I spent part of last week visiting with angel investors and entrepreneurs in Istanbul, Turkey. It was fascinating (not least because there was some active shelling going on between Syria and Turkey, albeit a thousand kilometers away in the south of the country).
In my presentation there, here are some of the things I argued Turkey has going for it:
In 2010 Turkey's median age was 28.1 vs an OECD average of 40, and a U.S. median age of 37. Entrepreneurship isn't entirely a young person's game, but it definitely helps to be young, energetic, and still have the capacity to take very risky bets with one's career. Turkey has that going for it with its young median age, and it is a hugely important attribute.
Granted, other countries in MENA (Middle East and North Africa) have even younger median ages -- almost all of the youngest countries in the world are in that general region -- but most lack some of the other factors that Turkey has below.
The education system is improving rapidly in Turkey, but still has a long way to go. Having said that, the country currently has the fastest growth in the OECD of people continuing on from high school to university or college, at around 8% per year, a remarkable statistic. Similarly, it has strong and improving universities, especially in sciences and engineering, which is hugely important to growing technical entrepreneurs. Relatedly, there is a great deal of flow back and forth at the graduate level, with top Turkish students attending the best schools elsewhere in the world, but increasingly coming back to Turkey afterward to work and create companies.
With a population of 74m and English widely taught in the school system, Turkey has among the larger populations in MENA of young people capable of carrying on a conversation in English. This improves considerably, of course, among students who spend time overseas, but it is noteworthy that English has widespread support as a second language in the Turkish curriculum. Given the importance of English in commerce, and in fund-raising and entrepreneurship in general, this is a significant advantage.

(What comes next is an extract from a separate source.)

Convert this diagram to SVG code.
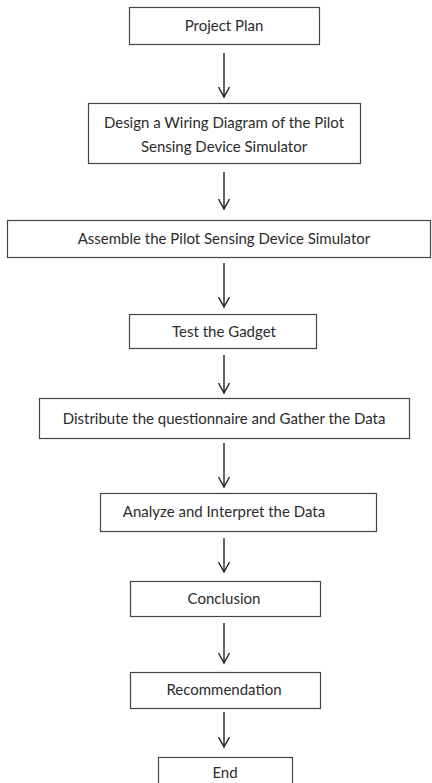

The situation is complex, but Turkey has progressed to being a stable, democratic society, albeit one that still shows signs of the ancient ethnic and religious components that make up this society. The country carries on peaceful elections, however, and continues to make reforms as it seeks to become a full EU member state. These are all, of course, hugely important in any attempt to become a modern economy with an entrepreneurial core, as entrepreneurs take on enough risk themselves without wanting to deal with political and religious complexities that make their lives even more difficult.
A quick check of the DoingBusiness indicators shows that Turkey ranks well in MENA, with only Israel and Saudi Arabia much easier countries in which to do business. Having said that, there are major issues doing business in Turkey, especially with respect to permissions and dealing with insolvency, and the latter is particularly important to entrepreneurs who face insolvency all too regularly.
Access to risk capital is improving rapidly in Turkey. There is increasing awareness among investors, large and small, of the entrepreneurial talent in the region, and recent financings have helped reinforce that realization. We have seen a number of major private equity and venture capital firms make investments in the country in the last year, and there are now a half dozen venture capital firms that either have offices in Istanbul or visit regularly. Similarly, an increasing number of angel investors are becoming more sophisticated about sharing deal flow, structuring deals, and comparing best practices as they seek out the best local entrepreneurs.
Finally, and entirely anecdotally, I was impressed with the many entrepreneurs I met in Istanbul. They were smart, plugged in, and they just plain got it with respect to what they were trying to do. The pitch session I attended could have happened anywhere in the world -- it just so happened to be at an Istanbul hotel. (I wished more of those pitches were aimed at global markets, rather than regional ones, but it's only a matter of time before that is the case.)